We have much more to say here. Firstly, we see that our data fits a circle quite perfectly, as we could have done away with the \arctan altogether – the resulting coefficient is insignificant. Meaning, we essentially have Model A but in a different space. Secondly, notice that unlike Model A, we started here with two input variables and ended up with only one average. We can say that we lost some information, but that is not entirely true. If we attempted to fit the data from Model A using this model, we would get some really bad results – again, I recommend trying it out. What we gained here is the relationship between the two inputs, that their square sum is 1. Try as you may to get better results and you won’t. Simply put, we were able to reproduce the underlying generating model perfectly, so any more and we will simply be wrong!

In this last section I want to dedicate a few lines to bring all these examples together and circle back to the definition we gave for a linear model above. Firstly, we may ask what good is building models on transformations of the original data, because what interests us is the data, not some other derived data – i.e. we want some y=f(x). So two things:

  1. The representation above is excellent for anomaly detection, and this is actually how all statistical anomaly detection methods work – detect some underlying pattern to the data, both y and x, and see if they lie within the pattern. The framework above works with this pattern perfectly.
  2. If we merely aim for y=f(x) then we precondition y to be the dependent variable and x to be the regressor, when it could be the other way around or neither at all. In fact, this framework for thinking about regression will always fail to explain something like Models A and D.

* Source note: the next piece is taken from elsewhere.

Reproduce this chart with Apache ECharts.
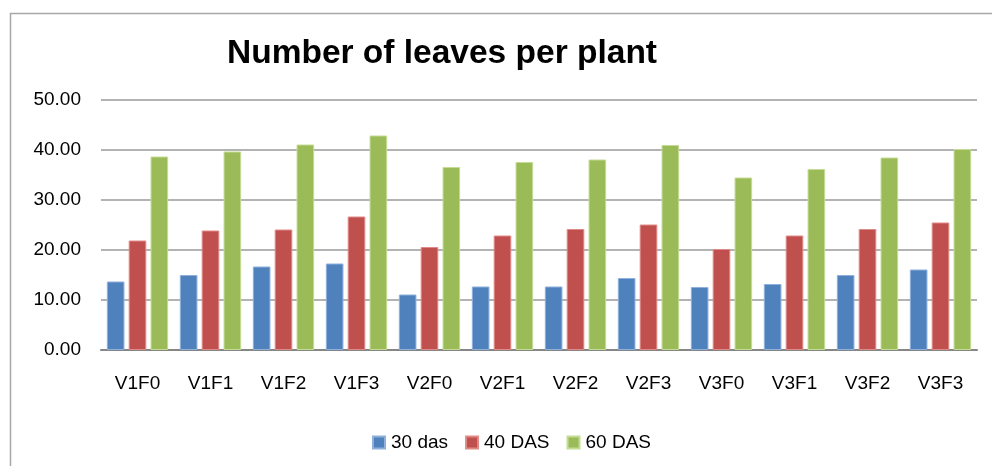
<!DOCTYPE html>
<html><head><meta charset="utf-8">
<script src="https://cdn.jsdelivr.net/npm/echarts@6/dist/echarts.min.js"></script>
<style>html,body{margin:0;padding:0;background:#fff}#c{width:992px;height:466px}</style>
</head><body><div id="c"></div>
<script>
const categories = ['V1F0','V1F1','V1F2','V1F3','V2F0','V2F1','V2F2','V2F3','V3F0','V3F1','V3F2','V3F3'];
const das30 = [13.7, 15.0, 16.7, 17.3, 11.1, 12.7, 12.7, 14.4, 12.6, 13.2, 15.0, 16.1];
const das40 = [21.9, 23.9, 24.1, 26.7, 20.6, 22.9, 24.2, 25.1, 20.2, 22.9, 24.2, 25.5];
const das60 = [38.7, 39.7, 41.1, 42.9, 36.6, 37.6, 38.1, 41.0, 34.5, 36.2, 38.5, 40.2];
const seriesNames = ['30 das', '40 DAS', '60 DAS'];
const colors = ['#4F81BD', '#C0504D', '#9BBB59'];
const borders = ['#8fb0dc', '#e08a88', '#c4dc94'];

const font = 'Liberation Sans, Arial, sans-serif';
const chart = echarts.init(document.getElementById('c'), null, {renderer: 'canvas'});
const data = [das30, das40, das60];
chart.setOption({
  animation: false,
  backgroundColor: '#fff',
  graphic: [{
    type: 'rect', left: 8, top: 11, shape: {x: 0, y: 0, width: 1100, height: 600},
    style: {fill: 'none', stroke: '#a6a6a6', lineWidth: 1.5}, z: -1
  }],
  title: {
    text: 'Number of leaves per plant', left: 437, top: 32, textAlign: 'center',
    textStyle: {fontFamily: font, fontWeight: 'bold', fontSize: 33.5, color: '#000'}
  },
  legend: {
    top: 428, left: 367, itemWidth: 12, itemHeight: 12, itemGap: 17,
    icon: 'rect',
    textStyle: {fontFamily: font, fontSize: 19, color: '#000', padding: [0, 0, 0, 1]},
    data: seriesNames
  },
  grid: {left: 101, right: 15, top: 100, bottom: 116, containLabel: false},
  xAxis: {
    type: 'category', data: categories,
    axisLine: {lineStyle: {color: '#868686', width: 2}},
    axisTick: {show: false},
    axisLabel: {fontFamily: font, fontSize: 19, color: '#000', margin: 24}
  },
  yAxis: {
    type: 'value', min: 0, max: 50, interval: 10,
    axisLine: {show: false}, axisTick: {show: false},
    axisLabel: {fontFamily: font, fontSize: 19, color: '#000', margin: 20,
      formatter: v => v.toFixed(2)},
    splitLine: {lineStyle: {color: '#9a9a9a', width: 1.5}}
  },
  series: seriesNames.map((n, i) => ({
    name: n, type: 'bar', data: data[i],
    barGap: '24%', barCategoryGap: '16%',
    itemStyle: {color: colors[i], borderColor: borders[i], borderWidth: 1}
  }))
});
</script></body></html>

If we choose to go with the \bfmath{f},\bfmath{g} approach above, then we are able to model a larger class of relationships – even going as far as the behavior in Model D. Furthermore, we have a closed-form technique to solve for the model, which greatly saves compute time (and degrees of freedom) in implementing gradient descent on non-linear sections of our model.

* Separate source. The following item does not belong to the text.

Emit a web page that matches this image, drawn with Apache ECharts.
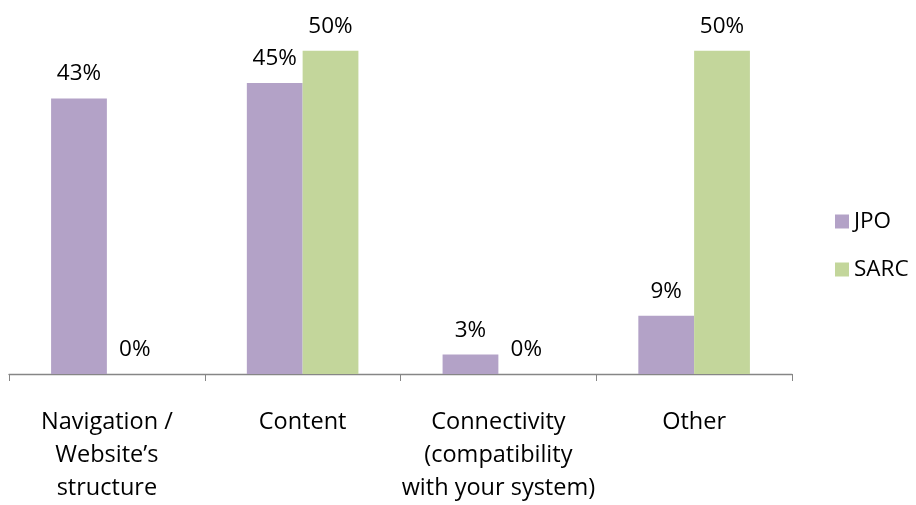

However, we need to be careful in how we think of “linearizing” models. An important criteria is that \bfmath{f}+\bfmath{g} must be normally distributed over the data, while \bfmath{f} is linear in the parameters and \bfmath{g} is non-constant over the data. This is not always the case, and we must pay attention to (and test) this hypothesis before accepting the results.